* _Work to be completed_:
Answer with a single number: the count of lines that hold "this".

------------------------------------------------------------------------

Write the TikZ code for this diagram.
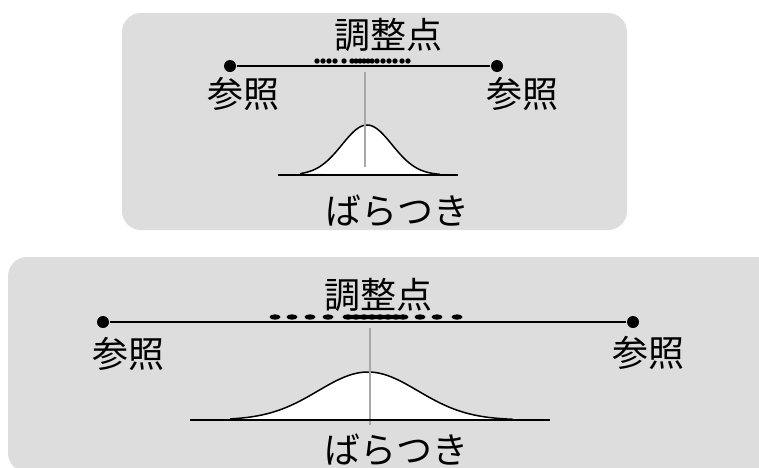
\documentclass[tikz,border=0pt]{standalone}
\usepackage{fontspec}
\newfontfamily\cjkfont{Noto Sans CJK JP}
\definecolor{panelgray}{RGB}{221,221,221}
\definecolor{axisgray}{RGB}{168,168,168}
\begin{document}
\begin{tikzpicture}[
		x=1pt, y=-1pt,
		line width=1.5pt,
		every node/.style={font=\cjkfont\fontsize{36}{36}\selectfont, inner sep=0pt},
		panel/.style={fill=panelgray, rounded corners=19pt},
		refdot/.style={circle, fill=black, minimum size=12pt, inner sep=0pt},
		centerline/.style={draw=axisgray, line width=1.3pt},
		bell/.style={draw=black, fill=white, line width=1.5pt}
	]
		\useasboundingbox (0,0) rectangle (759,467);
		\clip (0,0) rectangle (759,467);

		% upper panel: narrow spread
		\fill[panel] (122,13) rectangle (627,230);
		\node[refdot] (refl1) at (230,66) {};
		\node[refdot] (refr1) at (497,66) {};
		\draw (refl1) -- (refr1);
		\foreach \x in {317,323,329,335,344,352,356,360,364,368,372,377,383,389,395,402,408}
			\fill (\x,61) circle (2.7pt);
		\node (adj1) at (388,35) {調整点};
		\node (lbll1) at (243,94) {参照};
		\node (lblr1) at (522,94) {参照};
		\draw[bell] plot[domain=300:440, samples=80, smooth] (\x,{175-50*exp(-0.5*((\x-367)/25)^2)});
		\coordinate (axt1) at (365,72);
		\coordinate (axb1) at (365,167);
		\draw[centerline] (axt1) -- (axb1);
		\coordinate (basel1) at (278,175);
		\coordinate (baser1) at (458,175);
		\draw (basel1) -- (baser1);
		\node (spread1) at (397,211) {ばらつき};

		% lower panel: wide spread
		\fill[panel] (8,257) rectangle (790,472);
		\node[refdot] (refl2) at (103,322) {};
		\node[refdot] (refr2) at (633,322) {};
		\draw (refl2) -- (refr2);
		\foreach \x in {275,292,310,328,348,356,364,372,380,388,396,403,420,437,457}
			\fill (\x,317) ellipse [x radius=5.5pt, y radius=2.7pt];
		\node (adj2) at (378,295) {調整点};
		\node (lbll2) at (128,354) {参照};
		\node (lblr2) at (648,353) {参照};
		\draw[bell] plot[domain=230:513, samples=120, smooth] (\x,{420-48*exp(-0.5*((\x-368)/50)^2)});
		\coordinate (axt2) at (370,328);
		\coordinate (axb2) at (370,425);
		\draw[centerline] (axt2) -- (axb2);
		\coordinate (basel2) at (190,420);
		\coordinate (baser2) at (550,420);
		\draw (basel2) -- (baser2);
		\node (spread2) at (396,450) {ばらつき};
	\end{tikzpicture}
\end{document}
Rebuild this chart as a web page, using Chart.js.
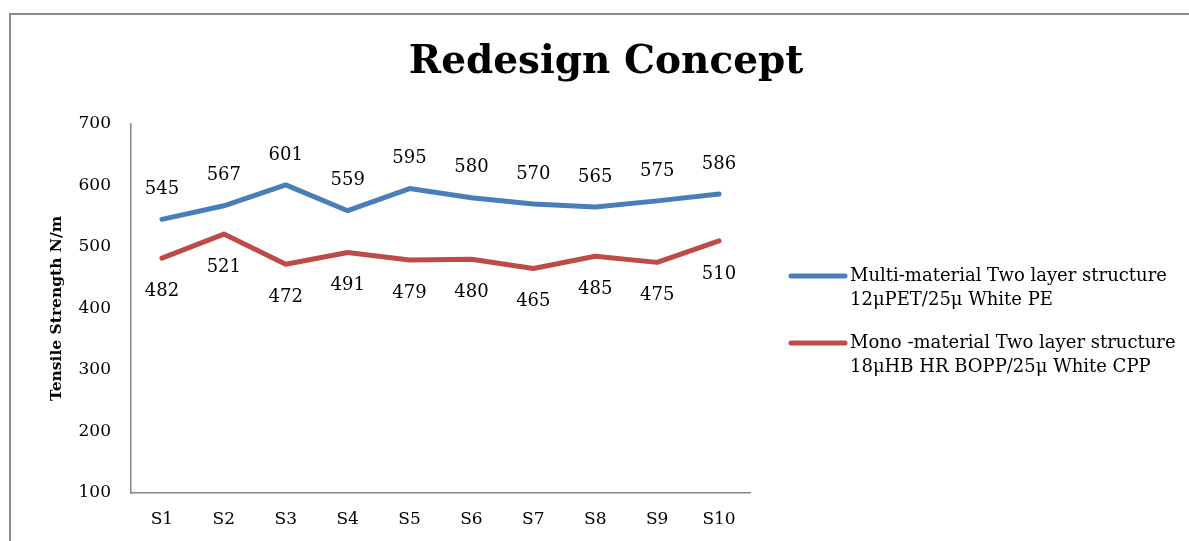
<!DOCTYPE html>
<html>
<head>
<meta charset="utf-8">
<title>Redesign Concept</title>
<script src="https://cdn.jsdelivr.net/npm/chart.js@4.4.1/dist/chart.umd.min.js"></script>
<style>
  html, body { margin: 0; padding: 0; background: #fff; }
  #wrap { position: relative; width: 1189px; height: 541px; overflow: hidden; }
  #frame { position: absolute; left: 9px; top: 13px; width: 1200px; height: 600px;
           border-left: 2px solid #8c8c8c; border-top: 2px solid #8c8c8c; }
  canvas { position: absolute; left: 0; top: 0; }
</style>
</head>
<body>
<div id="wrap">
  <div id="frame"></div>
  <canvas id="chart" width="1189" height="541"></canvas>
</div>
<script>
// Samples and measured tensile strength (N/m)
const samples = ["S1", "S2", "S3", "S4", "S5", "S6", "S7", "S8", "S9", "S10"];
const multiMaterial = [545, 567, 601, 559, 595, 580, 570, 565, 575, 586];
const monoMaterial = [482, 521, 472, 491, 479, 480, 465, 485, 475, 510];
const multiLabel = ["Multi-material Two layer structure", "12\u03bcPET/25\u03bc White PE"];
const monoLabel = ["Mono -material Two layer structure", "18\u03bcHB HR BOPP/25\u03bc White CPP"];
const chartTitle = "Redesign Concept";

const FONT = "'DejaVu Serif', 'Liberation Serif', serif";
const BLUE = "#4a7ebb";
const RED = "#be4b48";

// big title centred over the whole frame
const bigTitle = {
  id: "bigTitle",
  afterDraw(chart) {
    const ctx = chart.ctx;
    ctx.save();
    ctx.font = "bold 39px " + FONT;
    ctx.fillStyle = "#000";
    ctx.textAlign = "center";
    ctx.textBaseline = "middle";
    ctx.fillText(chartTitle, 606, 63);
    ctx.restore();
  }
};

// value labels: blue above the line, red below
const valueLabels = {
  id: "valueLabels",
  afterDatasetsDraw(chart) {
    const ctx = chart.ctx;
    ctx.save();
    ctx.font = "18px " + FONT;
    ctx.fillStyle = "#000";
    ctx.textAlign = "center";
    ctx.textBaseline = "middle";
    chart.data.datasets.forEach((ds, i) => {
      const meta = chart.getDatasetMeta(i);
      const dy = ds.labelPos === "above" ? -30 : 33;
      meta.data.forEach((pt, j) => {
        ctx.fillText(String(ds.data[j]), pt.x, pt.y + dy);
      });
    });
    ctx.restore();
  }
};

// legend on the right with two-line entries
const sideLegend = {
  id: "sideLegend",
  afterDraw(chart) {
    const ctx = chart.ctx;
    const x0 = 791, x1 = 845, tx = 850;
    const rows = [276, 343];
    ctx.save();
    ctx.font = "18px " + FONT;
    ctx.textBaseline = "middle";
    ctx.textAlign = "left";
    chart.data.datasets.forEach((ds, i) => {
      const y = rows[i];
      ctx.strokeStyle = ds.borderColor;
      ctx.lineWidth = 5;
      ctx.lineCap = "round";
      ctx.beginPath();
      ctx.moveTo(x0, y);
      ctx.lineTo(x1, y);
      ctx.stroke();
      ctx.fillStyle = "#000";
      ds.legendLines.forEach((line, k) => ctx.fillText(line, tx, y + k * 24));
    });
    ctx.restore();
  }
};

new Chart(document.getElementById("chart"), {
  type: "line",
  data: {
    labels: samples,
    datasets: [
      { label: multiLabel.join(" "), legendLines: multiLabel, labelPos: "above",
        data: multiMaterial, borderColor: BLUE, backgroundColor: BLUE,
        borderWidth: 5, pointRadius: 0, tension: 0, borderJoinStyle: "round", borderCapStyle: "round" },
      { label: monoLabel.join(" "), legendLines: monoLabel, labelPos: "below",
        data: monoMaterial, borderColor: RED, backgroundColor: RED,
        borderWidth: 5, pointRadius: 0, tension: 0, borderJoinStyle: "round", borderCapStyle: "round" }
    ]
  },
  options: {
    responsive: false,
    animation: false,
    layout: { padding: { left: 12, right: 439, top: 124, bottom: 0 } },
    plugins: {
      legend: { display: false },
      tooltip: { enabled: false },
      title: { display: false }
    },
    scales: {
      x: {
        offset: true,
        grid: { display: false, drawTicks: false },
        border: { display: true, color: "#868686", width: 1.5 },
        ticks: { color: "#000", font: { family: FONT, size: 17 }, padding: 16, maxRotation: 0 },
        afterFit(scale) { scale.height = 541 - 493; }
      },
      y: {
        min: 100,
        max: 700,
        grid: { display: false, drawTicks: false },
        border: { display: true, color: "#868686", width: 1.5 },
        ticks: { stepSize: 100, color: "#000", font: { family: FONT, size: 17 }, padding: 20 },
        title: {
          display: true,
          text: "Tensile Strength N/m",
          color: "#000",
          font: { family: FONT, size: 15.5, weight: "bold" },
          padding: { top: 36, bottom: 0 }
        },
        afterFit(scale) { scale.width = 131 - 12; }
      }
    }
  },
  plugins: [valueLabels, sideLegend, bigTitle]
});
</script>
</body>
</html>
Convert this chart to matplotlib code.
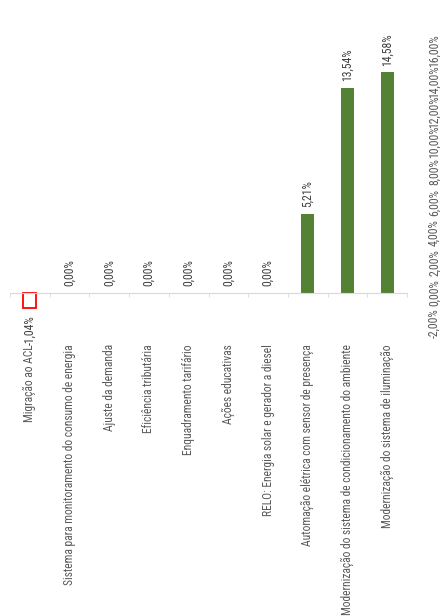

------------------------------------------------------------------------

* _Answer for the task_:
3